You can check the support status of vLLM V1 Engine. Below is the feature support status of vLLM Ascend:

Feature	Status	Next Step
Chunked Prefill	🟢 Functional	Functional, see detail note: Chunked Prefill
Automatic Prefix Caching	🟢 Functional	Functional, see detail note: vllm-ascend#732
LoRA	🟢 Functional	vllm-ascend#396, vllm-ascend#893
Prompt adapter	🔴 No plan	This feature has been deprecated by vLLM.
Speculative decoding	🟢 Functional	Basic support
Pooling	🟢 Functional	CI needed and adapting more models; V1 support rely on vLLM support.
Enc-dec	🟡 Planned	vLLM should support this feature first.
Multi Modality	🟢 Functional	Tutorial, optimizing and adapting more models
LogProbs	🟢 Functional	CI needed
Prompt logProbs	🟢 Functional	CI needed
Async output	🟢 Functional	CI needed
Multi step scheduler	🔴 Deprecated	vllm#8779, replaced by vLLM V1 Scheduler
Best of	🔴 Deprecated	vllm#13361
Beam search	🟢 Functional	CI needed
Guided Decoding	🟢 Functional	vllm-ascend#177
Tensor Parallel	🟢 Functional	Make TP >4 work with graph mode
Pipeline Parallel	🟢 Functional	Write official guide and tutorial.
Expert Parallel	🟢 Functional	Dynamic EPLB support.
Data Parallel	🟢 Functional	Data Parallel support for Qwen3 MoE.
Prefill Decode Disaggregation	🚧 WIP	working on 1P1D and xPyD.
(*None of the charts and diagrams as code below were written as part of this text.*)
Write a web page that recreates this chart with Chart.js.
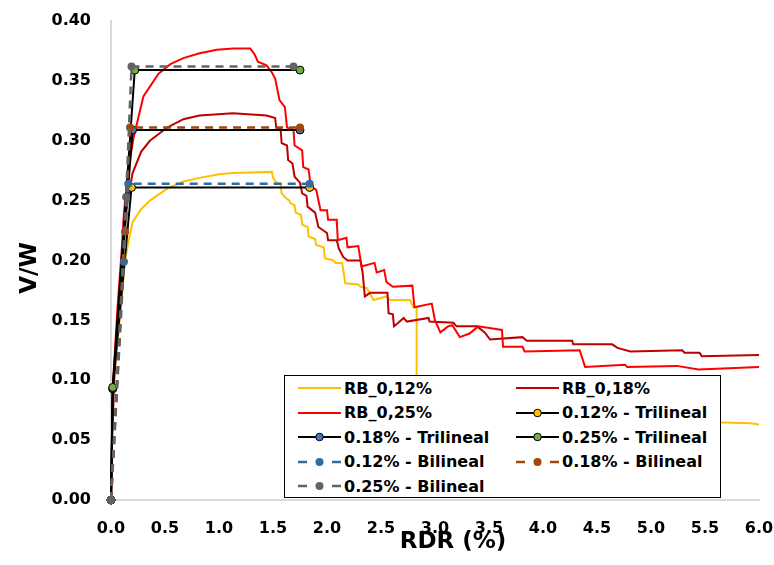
<!DOCTYPE html>
<html>
<head>
<meta charset="utf-8">
<script src="https://cdn.jsdelivr.net/npm/chart.js@4.4.1/dist/chart.umd.min.js"></script>
<style>
  html,body{margin:0;padding:0;background:#fff;}
  #wrap{position:relative;width:774px;height:565px;}
  #legend{position:absolute;left:284px;top:375px;width:437px;height:123px;box-sizing:border-box;
    border:1px solid #000;background:#fff;font:bold 16px "DejaVu Sans";color:#000;}
  .leg{position:absolute;display:flex;align-items:center;height:20px;white-space:nowrap;}
  .leg svg{width:43px;height:14px;margin-right:3px;flex:none;}
</style>
</head>
<body>
<div id="wrap">
  <canvas id="chart" width="774" height="565"></canvas>
  <div id="legend"></div>
</div>
<script>
// axis
const xTicks = { min: 0, max: 6, step: 0.5 };
const yTicks = { min: 0, max: 0.4, step: 0.05 };
const xTitle = 'RDR (%)';
const yTitle = 'V/W';

// test curves [RDR %, V/W]
const rb012 = [[0,0],[0.016,0.09],[0.08,0.15],[0.13,0.20],[0.16,0.215],[0.20,0.232],[0.28,0.243],[0.36,0.250],[0.52,0.260],[0.67,0.266],[0.82,0.269],[1.00,0.272],[1.13,0.273],[1.49,0.274],[1.50,0.269],[1.53,0.265],[1.57,0.264],[1.58,0.256],[1.61,0.253],[1.65,0.250],[1.66,0.248],[1.70,0.246],[1.71,0.240],[1.76,0.238],[1.77,0.230],[1.82,0.228],[1.83,0.220],[1.89,0.218],[1.90,0.213],[1.97,0.211],[1.98,0.202],[2.06,0.200],[2.08,0.198],[2.14,0.198],[2.17,0.181],[2.29,0.180],[2.31,0.178],[2.37,0.177],[2.43,0.167],[2.55,0.170],[2.58,0.167],[2.77,0.167],[2.80,0.161],[2.83,0.161],[2.83,0.087],[3.17,0.085],[3.42,0.083],[3.69,0.082],[4.03,0.081],[4.34,0.078],[4.65,0.074],[4.81,0.073],[5.11,0.069],[5.43,0.067],[5.57,0.065],[5.92,0.064],[6.0,0.063]];
const rb018 = [[0,0],[0.01,0.05],[0.03,0.10],[0.07,0.16],[0.10,0.20],[0.13,0.238],[0.20,0.273],[0.28,0.291],[0.36,0.300],[0.52,0.311],[0.67,0.318],[0.82,0.321],[1.13,0.323],[1.44,0.321],[1.52,0.319],[1.53,0.311],[1.57,0.310],[1.58,0.298],[1.63,0.296],[1.64,0.284],[1.68,0.281],[1.70,0.270],[1.75,0.265],[1.77,0.256],[1.81,0.254],[1.82,0.245],[1.89,0.240],[1.92,0.228],[2.00,0.223],[2.01,0.217],[2.09,0.217],[2.11,0.210],[2.15,0.203],[2.19,0.200],[2.31,0.200],[2.33,0.190],[2.35,0.170],[2.40,0.173],[2.56,0.173],[2.57,0.156],[2.61,0.155],[2.62,0.145],[2.66,0.148],[2.71,0.152],[2.74,0.149],[2.94,0.152],[2.95,0.149],[3.17,0.148],[3.20,0.145],[3.39,0.145],[3.46,0.140],[3.51,0.134],[3.81,0.136],[3.85,0.133],[4.27,0.133],[4.28,0.130],[4.64,0.130],[4.69,0.127],[4.81,0.124],[5.29,0.125],[5.31,0.123],[5.45,0.123],[5.47,0.120],[6.0,0.121]];
const rb025 = [[0,0],[0.01,0.06],[0.02,0.10],[0.06,0.16],[0.10,0.21],[0.12,0.24],[0.16,0.276],[0.21,0.303],[0.30,0.337],[0.44,0.356],[0.55,0.364],[0.67,0.369],[0.82,0.373],[0.98,0.376],[1.13,0.377],[1.29,0.377],[1.33,0.372],[1.36,0.366],[1.44,0.363],[1.49,0.357],[1.52,0.352],[1.56,0.334],[1.61,0.328],[1.63,0.311],[1.69,0.309],[1.70,0.296],[1.77,0.292],[1.78,0.278],[1.83,0.276],[1.85,0.262],[1.90,0.259],[1.94,0.242],[2.00,0.242],[2.01,0.234],[2.09,0.234],[2.10,0.217],[2.18,0.219],[2.19,0.211],[2.29,0.212],[2.32,0.195],[2.44,0.198],[2.46,0.190],[2.53,0.192],[2.55,0.182],[2.61,0.178],[2.79,0.179],[2.81,0.161],[2.97,0.164],[3.00,0.150],[3.05,0.140],[3.12,0.145],[3.16,0.146],[3.23,0.136],[3.32,0.139],[3.40,0.145],[3.62,0.142],[3.63,0.128],[3.81,0.128],[3.83,0.124],[4.34,0.125],[4.39,0.111],[4.76,0.113],[4.78,0.111],[5.24,0.112],[5.44,0.109],[6.0,0.111]];

// idealised envelopes
const tri012 = [[0,0],[0.016,0.093],[0.19,0.261],[1.84,0.261]];
const tri018 = [[0,0],[0.016,0.093],[0.20,0.309],[1.75,0.309]];
const tri025 = [[0,0],[0.016,0.094],[0.22,0.359],[1.75,0.359]];
const bi012  = [[0,0],[0.12,0.199],[0.16,0.264],[1.84,0.264]];
const bi018  = [[0,0],[0.13,0.224],[0.176,0.311],[1.75,0.311]];
const bi025  = [[0,0],[0.14,0.253],[0.19,0.362],[1.69,0.362]];

const FONT = '"DejaVu Sans"';
const pts = arr => arr.map(([x,y]) => ({x, y}));

const curve = (label, data, color) => ({
  label, data: pts(data), showLine: true, borderColor: color, borderWidth: 2,
  pointRadius: 0, tension: 0, kind: 'curve'
});
const tri = (label, data, fill) => ({
  label, data: pts(data), showLine: true, borderColor: '#000', borderWidth: 2,
  pointRadius: 4, pointBackgroundColor: fill, pointBorderColor: '#000', pointBorderWidth: 1,
  clip: false, kind: 'tri', mark: fill
});
const bi = (label, data, color) => ({
  label, data: pts(data), showLine: true, borderColor: color, borderWidth: 2.5, borderDash: [8,6],
  pointRadius: 4, pointBackgroundColor: color, pointBorderColor: color, pointBorderWidth: 0,
  clip: false, kind: 'bi', mark: color
});

const datasets = [
  curve('RB_0,12%', rb012, '#ffc000'),
  curve('RB_0,18%', rb018, '#c00000'),
  curve('RB_0,25%', rb025, '#ff0000'),
  tri('0.12% - Trilineal', tri012, '#ffc000'),
  tri('0.18% - Trilineal', tri018, '#4472c4'),
  tri('0.25% - Trilineal', tri025, '#70ad47'),
  bi('0.12% - Bilineal', bi012, '#2e6da4'),
  bi('0.18% - Bilineal', bi018, '#9e480e'),
  bi('0.25% - Bilineal', bi025, '#636363'),
];
// excel order: later series on top
datasets.forEach((d, i) => d.order = datasets.length - 1 - i);

const axisTitles = {
  id: 'axisTitles',
  afterDraw(c) {
    const {ctx, chartArea: a} = c;
    ctx.save();
    ctx.fillStyle = '#000';
    ctx.font = 'bold 23px ' + FONT;
    ctx.textAlign = 'center';
    ctx.textBaseline = 'alphabetic';
    ctx.fillText(xTitle, a.left + 342, a.bottom + 48);
    ctx.translate(30, a.top + 247);
    ctx.rotate(-Math.PI / 2);
    ctx.textBaseline = 'middle';
    ctx.fillText(yTitle, 0, 0);
    ctx.restore();
  }
};

const tickFont = { family: FONT, weight: 'bold', size: 16 };
new Chart(document.getElementById('chart').getContext('2d'), {
  type: 'scatter',
  data: { datasets },
  options: {
    responsive: false, animation: false, devicePixelRatio: 1,
    layout: { padding: { left: 0, right: 15, top: 21, bottom: 0 } },
    plugins: { legend: { display: false }, tooltip: { enabled: false } },
    scales: {
      x: {
        type: 'linear', min: xTicks.min, max: xTicks.max,
        ticks: { stepSize: xTicks.step, callback: v => v.toFixed(1), color: '#000', font: tickFont, padding: 19, maxRotation: 0, autoSkip: false },
        grid: { display: false, drawTicks: false },
        border: { color: '#d9d9d9', width: 2 },
        afterFit(s) { s.height = 65; s.paddingLeft = 0; s.paddingRight = 0; }
      },
      y: {
        type: 'linear', min: yTicks.min, max: yTicks.max,
        ticks: { stepSize: yTicks.step, callback: v => v.toFixed(2), color: '#000', font: tickFont, padding: 20 },
        grid: { display: false, drawTicks: false },
        border: { color: '#d9d9d9', width: 2 },
        afterFit(s) { s.width = 111; s.paddingTop = 0; s.paddingBottom = 0; }
      }
    }
  },
  plugins: [axisTitles]
});

// legend box (two columns, filled row by row)
const rowTops = [2, 26.5, 51, 75.5, 100];
const colLefts = [13, 231];
function sample(d) {
  let s = '<svg viewBox="0 0 43 14">';
  if (d.kind === 'bi') {
    s += `<line x1="0" y1="7" x2="9" y2="7" stroke="${d.borderColor}" stroke-width="2.5"/>`;
    s += `<line x1="34" y1="7" x2="43" y2="7" stroke="${d.borderColor}" stroke-width="2.5"/>`;
    s += `<circle cx="21.5" cy="7" r="4" fill="${d.mark}"/>`;
  } else {
    s += `<line x1="0" y1="7" x2="43" y2="7" stroke="${d.borderColor}" stroke-width="2"/>`;
    if (d.kind === 'tri') s += `<circle cx="21.5" cy="7" r="3.8" fill="${d.mark}" stroke="#000" stroke-width="1"/>`;
  }
  return s + '</svg>';
}
document.getElementById('legend').innerHTML = datasets.map((d, i) =>
  `<div class="leg" style="left:${colLefts[i % 2]}px;top:${rowTops[Math.floor(i / 2)]}px">${sample(d)}<span>${d.label}</span></div>`
).join('');
</script>
</body>
</html>
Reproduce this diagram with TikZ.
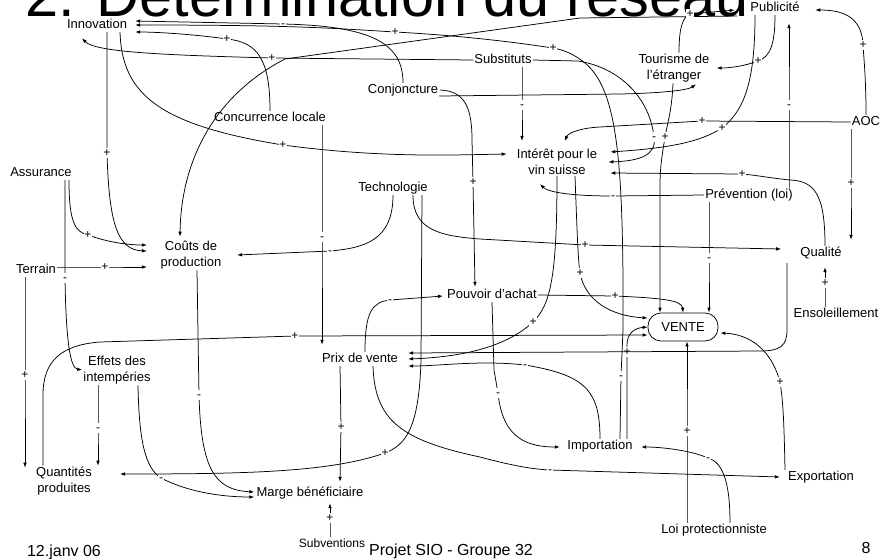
\documentclass[tikz,border=0pt]{standalone}
\usepackage{fontspec}
\setmainfont{Liberation Sans}
\usetikzlibrary{arrows.meta}
\begin{document}
\begin{tikzpicture}[x=1pt,y=-1pt,
  txt/.style={inner sep=1pt,text height=9.5pt,text depth=2.5pt,font=\fontsize{13}{16}\selectfont,fill=white},
  txtm/.style={inner sep=1pt,align=center,font=\fontsize{13}{16}\selectfont,fill=white},
  lbl/.style={inner sep=0.6pt,text height=8pt,text depth=1pt,font=\fontsize{12}{12}\selectfont,fill=white},
  con/.style={line width=0.75pt,-{Latex[length=5pt,width=3.6pt]}},
  foot/.style={inner sep=0pt,font=\fontsize{16}{18}\selectfont}]
\useasboundingbox (0,0) rectangle (881,558);
\fill[white] (0,0) rectangle (881,558);
\clip (0,0) rectangle (881,558);
\node[anchor=base west,inner sep=0pt,font=\fontsize{59.5}{60}\selectfont] (title) at (25,16) {2. Détermination du réseau};
% nodes
\node[txt] (inno) at (97,25) {Innovation};
\node[txt] (pub) at (775,8) {Publicité};
\node[txt] (subst) at (503,60) {Substituts};
\node[txtm] (tour) at (674,68) {Tourisme de\\l’étranger};
\node[txt] (conj) at (403,90) {Conjoncture};
\node[txt] (concl) at (270,118) {Concurrence locale};
\node[txt] (aoc) at (866,122) {AOC};
\node[txtm] (inter) at (557,162) {Intérêt pour le\\vin suisse};
\node[txt] (assur) at (41,173) {Assurance};
\node[txt] (techno) at (393,188) {Technologie};
\node[txt] (prev) at (749,195) {Prévention (loi)};
\node[txtm] (couts) at (191,255) {Coûts de\\production};
\node[txt] (terrain) at (36,270) {Terrain};
\node[txt] (qual) at (821,253) {Qualité};
\node[txt] (pouv) at (492,295) {Pouvoir d’achat};
\node[txt] (ens) at (836,314) {Ensoleillement};
\node[draw,line width=0.75pt,rounded corners=13pt,minimum width=70pt,minimum height=28pt,inner sep=1pt,font=\fontsize{13}{16}\selectfont,fill=white] (vente) at (683,327) {VENTE};
\node[txt] (prix) at (360,359) {Prix de vente};
\node[txtm] (effets) at (117,370) {Effets des\\intempéries};
\node[txtm] (quant) at (64,481) {Quantités\\produites};
\node[txt] (marge) at (310,493) {Marge bénéficiaire};
\node[txt] (imp) at (600,446) {Importation};
\node[txt] (export) at (821,477) {Exportation};
\node[txt] (loi) at (714,530) {Loi protectionniste};
\node[txt,font=\fontsize{12}{14}\selectfont] (subv) at (332,544) {Subventions};
\node[foot] (date) at (64,552) {12.janv 06};
\node[foot] (projet) at (451,551) {Projet SIO - Groupe 32};
\node[foot] (page) at (866,548) {8};
% connectors
\draw[con] (conj.north) .. controls (403,45) and (375,26) .. (283,24) node[lbl]{-} -- ([shift={(7,-4)}]inno.east);
\draw[con] ([shift={(20,0)}]imp.north) -- (621,376) node[lbl]{-} -- (623,330) -- (623,280) .. controls (622,150) and (615,88) .. (585,63) .. controls (575,55) and (565,50) .. (553,48) node[lbl]{+} .. controls (500,40) and (450,35) .. (395,32) node[lbl]{+} .. controls (330,28) and (290,25) .. ([shift={(7,0)}]inno.east);
\draw[con] ([shift={(27,0)}]imp.north) -- (627,352) node[lbl]{+} -- (627,345) .. controls (627,333) and (635,328) .. (vente.west);
\draw[con] (imp.north) .. controls (600,390) and (585,375) .. (525,365) node[lbl]{-} .. controls (480,360) and (440,366) .. ([shift={(9,7)}]prix.east);
\draw[con] (concl.north) .. controls (270,60) and (258,42) .. (227,39) node[lbl]{+} .. controls (200,35) and (160,32) .. ([shift={(7,7)}]inno.east);
\draw[con] (subst.west) -- (272,58) node[lbl]{+} .. controls (160,55) and (95,52) .. ([shift={(-15,6)}]inno.south);
\draw[con] ([shift={(-12,8)}]pub.west) -- (580,18) -- (285,59) .. controls (215,95) and (181,160) .. ([shift={(-11,-3)}]couts.north);
\draw[con] ([shift={(23,0)}]inno.south) .. controls (122,95) and (160,125) .. (283,145) node[lbl]{+} .. controls (380,158) and (450,155) .. ([shift={(-9,-8)}]inter.west);
\draw[con] ([shift={(10,0)}]inno.south) -- (107,153) node[lbl]{+} .. controls (109,225) and (118,250) .. ([shift={(-12.5,-4)}]couts.west);
\draw[con] ([shift={(28,0)}]assur.south) .. controls (69,222) and (75,232) .. (88,235) node[lbl]{+} .. controls (110,243) and (130,245) .. ([shift={(-12.5,-10)}]couts.west);
\draw[con] ([shift={(24,0)}]assur.south) -- (65,278) node[lbl]{-} .. controls (66,340) and (70,368) .. (effets.west);
\draw[con] ([shift={(0,-3)}]terrain.east) -- (105,267) node[lbl]{+} -- ([shift={(-12.5,12)}]couts.west);
\draw[con] ([shift={(-11,0)}]terrain.south) -- (25,375) node[lbl]{+} -- ([shift={(-39,2)}]quant.north);
\draw[con] ([shift={(-21,0)}]quant.north) -- (43,395) .. controls (43,362) and (60,345) .. (100,342) -- (295,336) node[lbl]{+} -- ([shift={(0,8)}]vente.west);
\draw[con] ([shift={(-19,0)}]effets.south) -- (98,428) node[lbl]{-} -- ([shift={(34,0)}]quant.north);
\draw[con] ([shift={(21,0)}]effets.south) .. controls (139,440) and (145,468) .. (161,478) node[lbl]{-} .. controls (190,493) and (225,497) .. ([shift={(-1,4)}]marge.west);
\draw[con] ([shift={(6,0)}]couts.south) -- (199,395) node[lbl]{-} .. controls (201,470) and (215,490) .. ([shift={(-1,-1)}]marge.west);
\draw[con] ([shift={(29,0)}]techno.south) -- (421,360) .. controls (419,430) and (405,445) .. (385,453) node[lbl]{+} .. controls (330,472) and (250,474) .. ([shift={(27,-7)}]quant.east);
\draw[con] (techno.south) .. controls (393,240) and (365,248) .. (330,251) node[lbl]{-} -- ([shift={(14.5,0)}]couts.east);
\draw[con] ([shift={(20,0)}]techno.south) .. controls (413,230) and (440,236) .. (480,239) -- (585,245) node[lbl]{+} -- ([shift={(-18,-4)}]qual.west);
\draw[con] ([shift={(52,0)}]concl.south) -- (322,237) node[lbl]{-} -- ([shift={(-38,-7)}]prix.north);
\draw[con] ([shift={(1,0)}]conj.east) .. controls (465,91) and (472,108) .. (472,140) -- (473,182) node[lbl]{+} -- ([shift={(-17,-1)}]pouv.north);
\draw[con] ([shift={(0,6)}]conj.east) -- (620,94) .. controls (665,93) and (688,90) .. ([shift={(22,1)}]tour.south);
\draw[con] (pouv.east) -- (615,296) node[lbl]{+} .. controls (660,298) and (682,300) .. (vente.north);
\draw[con] (pouv.south) -- (494,370) -- (498,393) node[lbl]{-} .. controls (502,432) and (520,447) .. ([shift={(-6.5,1)}]imp.west);
\draw[con] ([shift={(5,0)}]prix.north) .. controls (365,312) and (372,302) .. (390,300) node[lbl]{-} -- ([shift={(-3,1)}]pouv.west);
\draw[con] ([shift={(13,0)}]prix.south) .. controls (375,420) and (400,440) .. (480,457) .. controls (510,465) and (530,469) .. (550,470) node[lbl]{-} -- ([shift={(-7,0)}]export.west);
\draw[con] ([shift={(-20,0)}]prix.south) -- (341,427) node[lbl]{+} -- ([shift={(30,-4)}]marge.north);
\draw[con] ([shift={(-2,0)}]subv.north) -- (330,518) node[lbl]{+} -- ([shift={(20,3)}]marge.south);
\draw[con] (inter.south) .. controls (557,280) and (550,305) .. (533,322) node[lbl]{+} .. controls (505,348) and (460,357) .. ([shift={(9,0)}]prix.east);
\draw[con] ([shift={(18,0)}]inter.south) .. controls (577,230) and (578,260) .. (580,273) node[lbl]{+} .. controls (585,300) and (610,316) .. ([shift={(0,-9)}]vente.west);
\draw[con] (prev.west) -- (613,196) node[lbl]{-} .. controls (570,196) and (548,192) .. ([shift={(-17,8)}]inter.south);
\draw[con] ([shift={(-40,0)}]prev.south) -- (709,258) node[lbl]{-} -- ([shift={(26,0)}]vente.north);
\draw[con] ([shift={(40,0)}]prev.north) -- (789,105) node[lbl]{-} -- ([shift={(14,8)}]pub.south);
\draw[con] (aoc.west) -- (702,121) node[lbl]{+} -- (600,127) .. controls (580,128) and (568,133) .. ([shift={(8,-7)}]inter.north);
\draw[con] (aoc.north) .. controls (866,80) and (864,60) .. (863,45) node[lbl]{+} .. controls (862,15) and (840,10) .. ([shift={(14.5,2)}]pub.east);
\draw[con] ([shift={(-15,0)}]aoc.south) -- (851,183) node[lbl]{+} -- ([shift={(30,-6)}]qual.north);
\draw[con] ([shift={(-11,0)}]ens.north) -- (825,283) node[lbl]{+} -- ([shift={(4,7)}]qual.south);
\draw[con] ([shift={(4,0)}]qual.north) .. controls (825,195) and (815,181) .. (790,180) .. controls (770,178) and (755,175) .. (742,174) node[lbl]{+} -- ([shift={(12,11)}]inter.east);
\draw[con] ([shift={(-34,3)}]qual.south) -- (787,330) .. controls (787,346) and (780,351) .. (760,351) -- ([shift={(9,-6)}]prix.east);
\draw[con] (pub.south) .. controls (775,45) and (770,57) .. (758,61) node[lbl]{+} .. controls (745,66) and (730,68) .. ([shift={(6,0)}]tour.east);
\draw[con] ([shift={(-20,0)}]pub.south) .. controls (755,80) and (745,110) .. (722,128) node[lbl]{+} .. controls (700,142) and (670,148) .. ([shift={(12,-10)}]inter.east);
\draw[con] ([shift={(5,0)}]tour.north) .. controls (679,30) and (682,17) .. (690,14) node[lbl]{+} -- ([shift={(-14.5,2)}]pub.west);
\draw[con] ([shift={(-1,0)}]tour.south) .. controls (672,110) and (667,125) .. (665,137) node[lbl]{+} .. controls (663,150) and (660,165) .. (660,185) -- ([shift={(-23,0)}]vente.north);
\draw[con] (subst.east) -- (578,61) .. controls (622,68) and (650,100) .. (654,137) node[lbl]{-} .. controls (657,155) and (640,161) .. ([shift={(10,0)}]inter.east);
\draw[con] ([shift={(19,0)}]subst.south) -- (522,105) node[lbl]{-} -- ([shift={(-35,-7)}]inter.north);
\draw[con] ([shift={(-27,0)}]loi.north) -- (687,431) node[lbl]{+} -- ([shift={(4,0)}]vente.south);
\draw[con] ([shift={(16,0)}]loi.north) .. controls (730,480) and (722,462) .. (708,458) node[lbl]{-} .. controls (690,450) and (660,447) .. ([shift={(7.5,1)}]imp.east);
\draw[con] ([shift={(-36,0)}]export.north) .. controls (784,420) and (783,400) .. (780,382) node[lbl]{+} .. controls (770,345) and (745,334) .. ([shift={(2,6)}]vente.east);
\end{tikzpicture}
\end{document}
Quantization	🟢 Functional	W8A8 available; working on more quantization method support(W4A8, etc)
Graph Mode	🔵 Experimental	Experimental, see detail note: vllm-ascend#767
Sleep Mode	🟢 Functional

🟢 Functional: Fully operational, with ongoing optimizations.
🔵 Experimental: Experimental support, interfaces and functions may change.
🚧 WIP: Under active development, will be supported soon.
🟡 Planned: Scheduled for future implementation (some may have open PRs/RFCs).
🔴 NO plan / Deprecated: No plan or deprecated by vLLM.